Kafka has become the default choice for event streaming. It's battle-tested, widely understood, and powerful. But running Kafka in production is where you separate the teams who've thought things through from the teams who are still learning. The patterns are well established by 2021, but knowing which ones to apply when makes the difference between a smooth system and a nightmare at 3am.

The topic partition model

Kafka parallelism is driven by partition count: a topic with N partitions can be consumed in parallel by N consumers in a consumer group. Choosing partition count at topic creation is an important decision, it is difficult to change without disrupting consumers. The rule of thumb: partition count should be at least equal to the maximum number of consumers you expect to run in parallel for that topic. Over-partitioning has costs: more open file handles, longer leader election on failure.

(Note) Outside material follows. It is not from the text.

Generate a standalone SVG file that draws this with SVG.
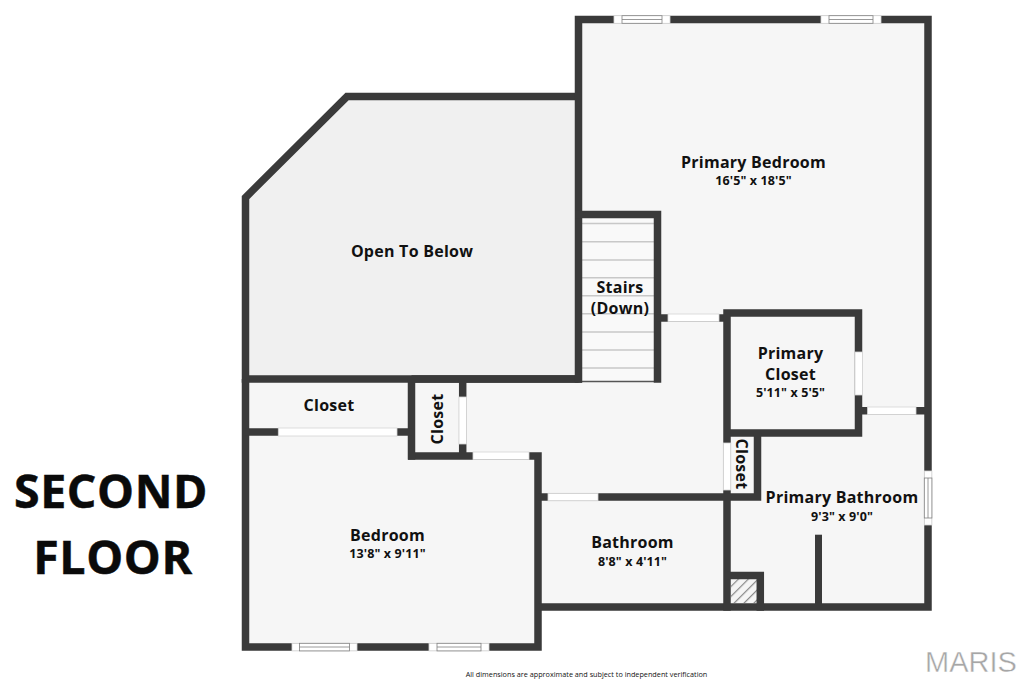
<svg xmlns="http://www.w3.org/2000/svg" width="1024" height="682" viewBox="0 0 1024 682">
<style>
.w{fill:none;stroke:#3a3a3a;stroke-width:7.5;stroke-linecap:butt;stroke-linejoin:miter}
.d{fill:#fff;stroke:#d4d4d4;stroke-width:.8}
.win{fill:#fff;stroke:#808080;stroke-width:.8}
.t{stroke:#c8c8c8;stroke-width:1.6}
text{font-family:"Open Sans","Noto Sans",sans-serif;fill:#111;text-anchor:middle}
.n{font-size:16px;font-weight:700;letter-spacing:.25px}
.s{font-size:12.500px;font-weight:700;letter-spacing:.1px}
.h{font-size:46.500px;font-weight:700;letter-spacing:.6px;fill:#0a0a0a;stroke:#0a0a0a;stroke-width:.5}
</style>
<defs>
<pattern id="hatch" width="7" height="7" patternUnits="userSpaceOnUse" patternTransform="rotate(45)"><rect width="7" height="7" fill="#f5f5f5"/><rect width="1.2" height="7" fill="#8a8a8a"/></pattern>
</defs>
<rect width="1024" height="682" fill="#fff"/>
<g id="floor">
<path d="M245.500 197.500L347 96.500H578.500V19.500H928V607H538V647H245.500Z" fill="#f6f6f6"/>
<path d="M245.500 197.500L347 96.500H578.500V379H245.500Z" fill="#f0f0f0"/>
<rect x="582" y="218" width="72" height="163" fill="#f9f9f9"/>
<path class="t" d="M582 223.500H654M582 241.700H654M582 260H654M582 277.700H654M582 295.700H654M582 313.700H654M582 332H654M582 350H654M582 368H654"/>
<path d="M582 381.500H654" stroke="#555" stroke-width="1.400"/>
<rect x="731" y="579" width="26" height="24" fill="url(#hatch)"/>
</g>
<g id="walls">
<path class="w" d="M578.500 379H245.500V197.500L347 96.500H578.500"/>
<path class="w" d="M245.500 379V647H538V456H408"/>
<path class="w" d="M411.500 379V459.700"/>
<path class="w" d="M411.500 379H582"/>
<path class="w" d="M578.500 382.700V19.500H928V607H538"/>
<path class="w" d="M575 214.500H657.500V382.700"/>
<path class="w" d="M245.500 432H411.500"/>
<path class="w" d="M462.700 379V456"/>
<path class="w" d="M657.500 318H727"/>
<path class="w" d="M727 610.700V313H858.500V433H727"/>
<path class="w" d="M858.500 410.700H928"/>
<path class="w" d="M757.500 433V497H538"/>
<path class="w" d="M727 575.500H760.300V610.700"/>
<path d="M815 534.700H822V607H815Z" fill="#3a3a3a"/>
</g>
<g id="openings">
<rect class="d" x="278.300" y="428" width="118.700" height="8"/>
<rect class="d" x="459" y="397" width="7.500" height="47"/>
<rect class="d" x="473" y="452" width="56" height="7.500"/>
<rect class="d" x="548" y="493.300" width="50" height="7.500"/>
<rect class="d" x="668" y="314" width="51" height="7.500"/>
<rect class="d" x="855" y="352" width="7.500" height="43"/>
<rect class="d" x="867.500" y="407" width="48.500" height="7.500"/>
<rect class="d" x="723.300" y="443" width="7.500" height="47"/>
</g>
<g id="windows">
<g id="win1"><rect class="d" x="614" y="15.700" width="56" height="7.600"/><rect class="win" x="622" y="15.700" width="40" height="7.600"/><path class="win" d="M622 19.500H662"/></g>
<g id="win2"><rect class="d" x="821" y="15.700" width="60" height="7.600"/><rect class="win" x="829" y="15.700" width="44" height="7.600"/><path class="win" d="M829 19.500H873"/></g>
<g id="win3"><rect class="d" x="292" y="643.300" width="65" height="7.600"/><rect class="win" x="299.500" y="643.300" width="50" height="7.600"/><path class="win" d="M299.500 647H349.500"/></g>
<g id="win4"><rect class="d" x="429" y="643.300" width="60" height="7.600"/><rect class="win" x="437" y="643.300" width="44" height="7.600"/><path class="win" d="M437 647H481"/></g>
<g id="win5"><rect class="d" x="924.300" y="471" width="7.600" height="54"/><rect class="win" x="924.300" y="478" width="7.600" height="40"/><path class="win" d="M928 478V518"/></g>
</g>
<g id="labels">
<g id="primary-bedroom"><text class="n" x="753.500" y="167.500">Primary Bedroom</text><text class="s" x="753.500" y="185">16'5" x 18'5"</text></g>
<g id="open-to-below"><text class="n" x="412" y="256.500">Open To Below</text></g>
<g id="stairs"><text class="n" x="620" y="293">Stairs</text><text class="n" x="620" y="314">(Down)</text></g>
<g id="primary-closet"><text class="n" x="790.500" y="359">Primary</text><text class="n" x="790.500" y="380">Closet</text><text class="s" x="790.500" y="397">5'11" x 5'5"</text></g>
<g id="closet-1"><text class="n" x="329" y="411">Closet</text></g>
<g id="closet-2"><text class="n" transform="translate(442.500 419) rotate(-90)">Closet</text></g>
<g id="closet-3"><text class="n" transform="translate(735.500 464) rotate(90)">Closet</text></g>
<g id="primary-bathroom"><text class="n" x="842" y="503">Primary Bathroom</text><text class="s" x="842" y="521">9'3" x 9'0"</text></g>
<g id="bathroom"><text class="n" x="632.500" y="548">Bathroom</text><text class="s" x="632.500" y="566">8'8" x 4'11"</text></g>
<g id="bedroom"><text class="n" x="387.500" y="540.500">Bedroom</text><text class="s" x="387.500" y="558">13'8" x 9'11"</text></g>
<g id="title"><text class="h" x="111" y="507.500">SECOND</text><text class="h" x="113" y="573.500">FLOOR</text></g>
<text x="586.500" y="677" style="font-size:7.250px">All dimensions are approximate and subject to independent verification</text>
<text x="971" y="672" style="font-family:'Liberation Sans',sans-serif;font-size:29px;fill:#a6a6a6;stroke:#fff;stroke-width:.4">MARIS</text>
</g>
</svg>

Consumer group offset management

Kafka consumers track their position in each partition via committed offsets. At-least-once delivery (the safe default) means a consumer may process a message more than once if it fails after processing but before committing the offset. Every Kafka consumer must be designed for idempotent message processing. At-exactly-once semantics are available with transactions but add significant complexity; most production systems use at-least-once and handle idempotency at the application layer.

Confluent Cloud and managed Kafka

Operating Kafka requires expertise: partition rebalancing, broker scaling, disk management, and version upgrades are non-trivial operational tasks. Confluent Cloud (Confluent's managed Kafka), Amazon MSK (managed Kafka on AWS), and Azure Event Hubs with Kafka-compatible API offer managed alternatives. The economics favour managed services for organisations without Kafka-specialist operations teams.

Schema Registry for contract enforcement

The Confluent Schema Registry enforces schema contracts for Kafka messages using Avro, Protobuf, or JSON Schema. Producers register their schema; consumers validate incoming messages against the registered schema. Schema evolution rules (backward compatible, forward compatible, full compatible) are enforced by the registry, preventing producers from publishing messages that would break existing consumers. This is essential infrastructure for Kafka topics shared across teams.